The possibilities that online platforms and new media technologies provide, in terms of human connection and the dissemination of information, are seemingly endless. With Web 2.0 there is an exchange of messages, visions, facts, fictions, contemplations, and declarations buzzing around a network of computers that connects students to the world – fast. Theoretically this digital connectivity, and the availability of information that it provides, is beneficial to curriculum development in higher education. Education is easily available, democratic, and immersive. But is it worthwhile? Is the kind of education one can get from new media platforms and social media resources, with their click-on videos, rollover animations, and unfiltered content, of sufficient quality that educators should integrate these tools into teaching? This book examines the use of new media in pedagogy, as it presents case studies of the integration of technology, tools, and devices in an undergraduate curriculum taught by the author, at an urban research university in the United States.

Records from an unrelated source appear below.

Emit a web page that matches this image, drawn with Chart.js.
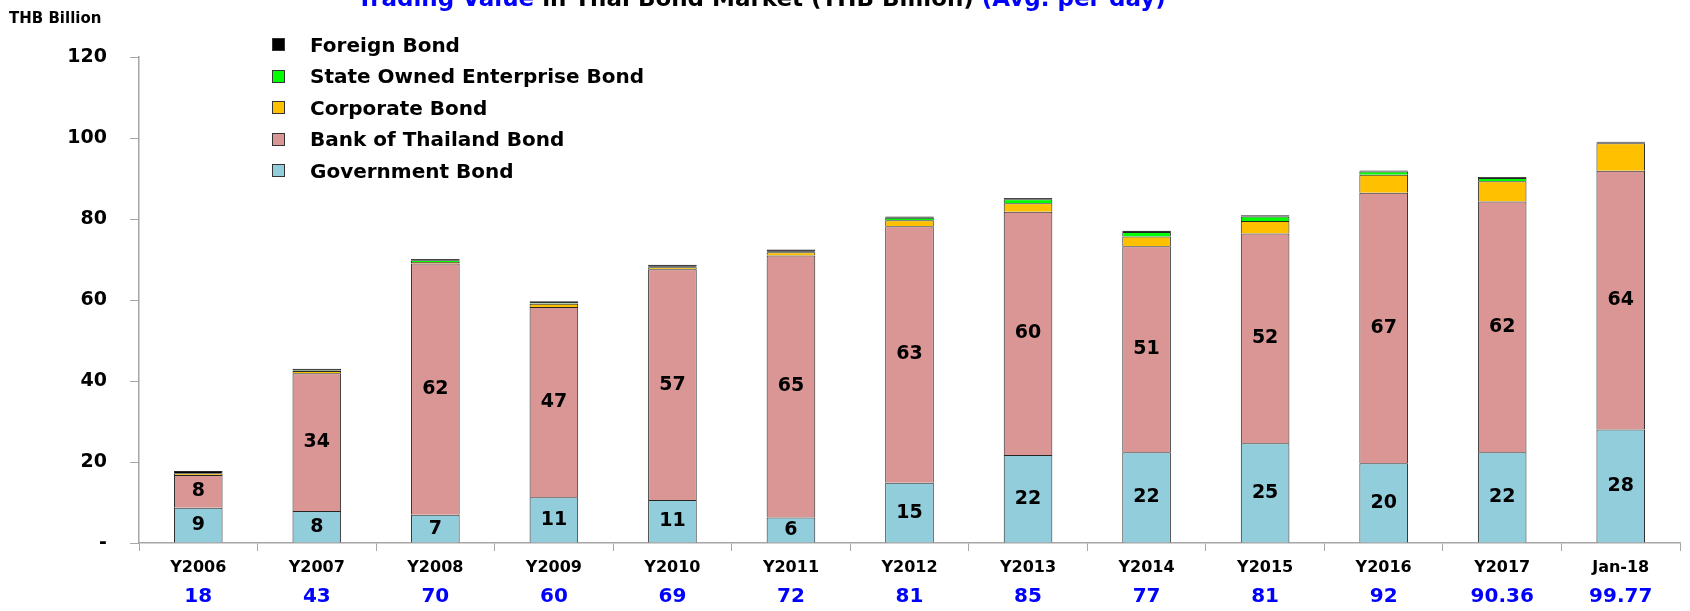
<!DOCTYPE html>
<html>
<head>
<meta charset="utf-8">
<title>Trading Value in Thai Bond Market</title>
<script src="https://cdn.jsdelivr.net/npm/chart.js@4.4.1/dist/chart.umd.min.js"></script>
<style>
    html, body { margin: 0; padding: 0; background: #fff; overflow: hidden; }
    body { width: 1690px; height: 611px; position: relative; font-family: 'DejaVu Sans', sans-serif; font-weight: bold; }
    #wrap { position: absolute; left: 0; top: 0; width: 1690px; height: 611px; }
    #title { position: absolute; left: 357px; top: -16px; font-size: 23px; line-height: 28px; white-space: nowrap; color: #000; }
    .blue { color: #0000ff; }
    #unit { position: absolute; left: 9px; top: 9px; font-size: 15px; line-height: 18px; }
    #legend { position: absolute; left: 272px; top: 29px; }
    .item { height: 31.5px; display: flex; align-items: center; font-size: 20px; }
    .box { width: 11px; height: 11px; border: 1px solid #333; margin-right: 25px; }
</style>
</head>
<body>
<div id="wrap"><canvas id="chart" width="1690" height="611"></canvas></div>
<div id="title"><span class="blue">Trading Value</span> in Thai Bond Market (THB Billion) <span class="blue">(Avg. per day)</span></div>
<div id="unit">THB Billion</div>
<div id="legend"></div>
<script>
// categories and the total printed under each one
const categories = ['Y2006', 'Y2007', 'Y2008', 'Y2009', 'Y2010', 'Y2011', 'Y2012', 'Y2013', 'Y2014', 'Y2015', 'Y2016', 'Y2017', 'Jan-18'];
const totals = ['18', '43', '70', '60', '69', '72', '81', '85', '77', '81', '92', '90.36', '99.77'];

// THB billion, average per day
const government = [8.7, 7.9, 7.0, 11.3, 10.6, 6.3, 14.9, 21.7, 22.4, 24.6, 19.7, 22.4, 28.0];
const bankOfThailand = [8.1, 34.0, 62.0, 47.0, 57.0, 64.7, 63.3, 60.1, 50.9, 51.8, 66.8, 61.9, 63.9];
const corporate = [0.4, 0.6, 0.4, 0.8, 0.5, 0.8, 1.5, 2.1, 2.4, 3.1, 4.4, 5.0, 6.8];
const stateOwned = [0.1, 0.1, 0.4, 0.1, 0.1, 0.1, 0.6, 1.0, 1.1, 1.1, 0.8, 0.8, 0.1];
const foreign = [0.5, 0.4, 0.3, 0.5, 0.5, 0.6, 0.3, 0.3, 0.3, 0.3, 0.3, 0.3, 0.3];

const yTicks = [0, 20, 40, 60, 80, 100, 120];

const series = [
    { label: 'Government Bond', data: government, color: '#92cddc' },
    { label: 'Bank of Thailand Bond', data: bankOfThailand, color: '#da9694' },
    { label: 'Corporate Bond', data: corporate, color: '#ffc000' },
    { label: 'State Owned Enterprise Bond', data: stateOwned, color: '#00ff00' },
    { label: 'Foreign Bond', data: foreign, color: '#000000' }
];

const axisGray = '#a6a6a6';

// numbers inside the government and BOT segments
const segmentLabels = {
    id: 'segmentLabels',
    afterDatasetsDraw(chart) {
        const ctx = chart.ctx;
        ctx.save();
        ctx.font = 'bold 19px "DejaVu Sans"';
        ctx.fillStyle = '#000';
        ctx.textAlign = 'center';
        ctx.textBaseline = 'middle';
        [0, 1].forEach(i => {
            chart.getDatasetMeta(i).data.forEach((bar, j) => {
                const v = chart.data.datasets[i].data[j];
                ctx.fillText(String(Math.round(v)), bar.x, (bar.y + bar.base) / 2);
            });
        });
        ctx.restore();
    }
};

new Chart(document.getElementById('chart'), {
    type: 'bar',
    data: {
        labels: categories,
        datasets: series.map(s => ({
            label: s.label,
            data: s.data,
            backgroundColor: s.color,
            borderColor: '#262626',
            borderWidth: 1,
            barPercentage: 0.41,
            categoryPercentage: 1
        }))
    },
    options: {
        responsive: false,
        animation: false,
        layout: { padding: { top: 57, right: 10, bottom: 0, left: 0 } },
        plugins: { legend: { display: false }, tooltip: { enabled: false } },
        scales: {
            x: {
                stacked: true,
                weight: 0,
                grid: { drawOnChartArea: false, tickLength: 8, color: axisGray, offset: true },
                border: { color: axisGray, width: 1.5 },
                ticks: { color: '#000', padding: 7, font: { family: 'DejaVu Sans', weight: 'bold', size: 16 } },
                afterFit(scale) { scale.height = 36; }
            },
            x2: {
                type: 'category',
                labels: totals,
                position: 'bottom',
                weight: 1,
                offset: true,
                grid: { display: false, drawTicks: false },
                border: { display: false },
                ticks: { color: '#0000ff', padding: 6, font: { family: 'DejaVu Sans', weight: 'bold', size: 20 } },
                afterFit(scale) { scale.height = 32; }
            },
            y: {
                stacked: true,
                min: 0,
                max: 120,
                afterBuildTicks(scale) { scale.ticks = yTicks.map(v => ({ value: v })); },
                grid: { drawOnChartArea: false, tickLength: 9, color: axisGray },
                border: { color: axisGray, width: 1.5 },
                ticks: {
                    color: '#000',
                    padding: 23,
                    font: { family: 'DejaVu Sans', weight: 'bold', size: 19 },
                    callback: v => v === 0 ? '-' : v
                },
                afterFit(scale) { scale.width = 139; }
            }
        }
    },
    plugins: [segmentLabels]
});

// legend, top entry is the top of the stack
const legend = document.getElementById('legend');
series.slice().reverse().forEach(s => {
    const item = document.createElement('div');
    item.className = 'item';
    const box = document.createElement('span');
    box.className = 'box';
    box.style.background = s.color;
    item.appendChild(box);
    item.appendChild(document.createTextNode(s.label));
    legend.appendChild(item);
});
</script>
</body>
</html>
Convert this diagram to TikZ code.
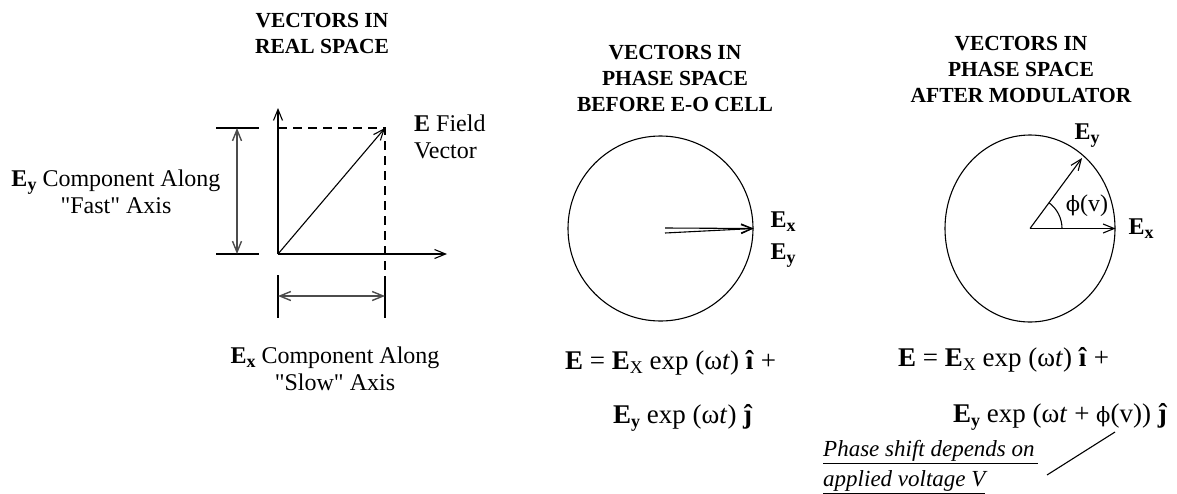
\documentclass[tikz,border=0pt]{standalone}
\usepackage{fontspec}
\setmainfont{Liberation Serif}
\newfontfamily\phifont{DejaVu Serif}
\usetikzlibrary{arrows.meta,shapes.geometric}
\newcommand\lsub[1]{\raisebox{-0.35ex}{\fontsize{18}{18}\selectfont #1}}
\newcommand\myphi{{\phifont\fontsize{21}{21}\selectfont ϕ}}
\begin{document}
\begin{tikzpicture}[x=1pt,y=-1pt,
 arr/.style={-{Straight Barb[length=11pt,width=9pt]}},
 dimarr/.style={{Straight Barb[length=11pt,width=9pt]}-{Straight Barb[length=11pt,width=9pt]}, line width=1.4pt, black!70},
 ln/.style={line width=1.1pt},
 dash1/.style={line width=1.1pt, dash pattern=on 9pt off 6pt},
 title/.style={font=\fontsize{21.5}{26}\selectfont\bfseries, align=center, inner sep=0},
 body/.style={font=\fontsize{24}{27}\selectfont, inner sep=0},
 bodyb/.style={font=\fontsize{24}{27}\selectfont\bfseries, inner sep=0},
 eq/.style={font=\fontsize{27}{30}\selectfont, inner sep=0, anchor=west},
]
\useasboundingbox (0,0) rectangle (1177,493);

% ---------- left panel ----------
\node[title] (t1) at (322,33) {VECTORS IN\\REAL SPACE};
\coordinate (O) at (278,254);
\coordinate (Ytop) at (278,108);
\coordinate (Xend) at (447,254);
\coordinate (P) at (385,128);
\coordinate (Yd) at (278,128);
\coordinate (Pd) at (385,280);
\draw[dash1] (Yd) -- (P) -- (Pd);
\draw[ln,arr] (O) -- (Ytop);
\draw[ln,arr] (O) -- (Xend);
\draw[ln,arr] (O) -- (P);

\coordinate (ta1) at (216,128); \coordinate (ta2) at (259,128);
\coordinate (tb1) at (216,254); \coordinate (tb2) at (259,254);
\draw[ln] (ta1) -- (ta2);
\draw[ln] (tb1) -- (tb2);
\coordinate (da1) at (237,128); \coordinate (da2) at (237,254);
\draw[dimarr] (da1) -- (da2);

\coordinate (tc1) at (278,275); \coordinate (tc2) at (278,318);
\coordinate (td1) at (385,280); \coordinate (td2) at (385,318);
\draw[ln] (tc1) -- (tc2);
\draw[ln] (td1) -- (td2);
\coordinate (db1) at (278,296); \coordinate (db2) at (385,296);
\draw[dimarr] (db1) -- (db2);

\node[body, align=left, anchor=west] (ef) at (414,137) {\textbf{E} Field\\Vector};
\node[body, align=center] (ey) at (116,192) {\textbf{E}\lsub{\textbf{y}} Component Along\\\textquotedbl Fast\textquotedbl{} Axis};
\node[body, align=center] (ex) at (335,369) {\textbf{E}\lsub{\textbf{x}} Component Along\\\textquotedbl Slow\textquotedbl{} Axis};

% ---------- middle panel ----------
\node[title] (t2) at (675,78) {VECTORS IN\\PHASE SPACE\\BEFORE E-O CELL};
\node[circle, draw, ln, minimum size=185pt, inner sep=0] (C1) at (660.5,228.5) {};
\coordinate (m1) at (665,228);
\coordinate (m2) at (665,233);
\draw[ln,arr] (m1) -- (C1.east);
\draw[ln,arr] (m2) -- (C1.east);
\node[bodyb] (mex) at (783,222) {E\lsub{x}};
\node[bodyb] (mey) at (783,256) {E\lsub{y}};

% ---------- right panel ----------
\node[title] (t3) at (1021,69) {VECTORS IN\\PHASE SPACE\\AFTER MODULATOR};
\node[ellipse, draw, ln, minimum width=170pt, minimum height=187pt, inner sep=0] (C2) at (1030,228.5) {};
\coordinate (Q) at (1082,158);
\draw[ln,arr] (C2.center) -- (Q);
\draw[ln,arr] (C2.center) -- (C2.east);
\draw[ln] ([xshift=32pt]C2.center) arc[start angle=0, end angle=-54, radius=32];
\node[bodyb] (rey) at (1087,136) {E\lsub{y}};
\node[body] (phi) at (1087,206) {\myphi(v)};
\node[bodyb] (rex) at (1141,229) {E\lsub{x}};

% ---------- equations ----------
\node[eq] (e1a) at (565,363) {\textbf{E} = \textbf{E}\lsub{X} exp (ω\textit{t}) \textbf{î} +};
\node[eq] (e1b) at (613,418) {\textbf{E}\lsub{\textbf{y}} exp (ω\textit{t}) \textbf{ĵ}};
\node[eq] (e2a) at (898,360) {\textbf{E} = \textbf{E}\lsub{X} exp (ω\textit{t}) \textbf{î} +};
\node[eq] (e2b) at (953,417) {\textbf{E}\lsub{\textbf{y}} exp (ω\textit{t} + \myphi(v)) \textbf{ĵ}};

\node[body, font=\fontsize{23}{27}\selectfont\itshape, anchor=west] (ps1) at (823,452) {\underline{Phase shift depends on\,}};
\node[body, font=\fontsize{23}{27}\selectfont\itshape, anchor=west] (ps2) at (823,482) {\underline{applied voltage V}};
\coordinate (pl1) at (1047,475);
\coordinate (pl2) at (1115,432);
\draw[ln] (pl1) -- (pl2);
\end{tikzpicture}
\end{document}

New York, Bern, Berlin, Bruxelles, Frankfurt am Main, Oxford, Wien, 2013. 200 pp.
Peter DePietro is a professor of new media. He served as the first Director of Digital and New Media of the William J. Clinton
Foundation in New York City. On topics related to digital media, new technologies, education, and interactive art, DePietro
has been published internationally. As an executive in Silicon Alley (NYC), he created digital projects with international
exposure for a roster of Fortune 500 clients.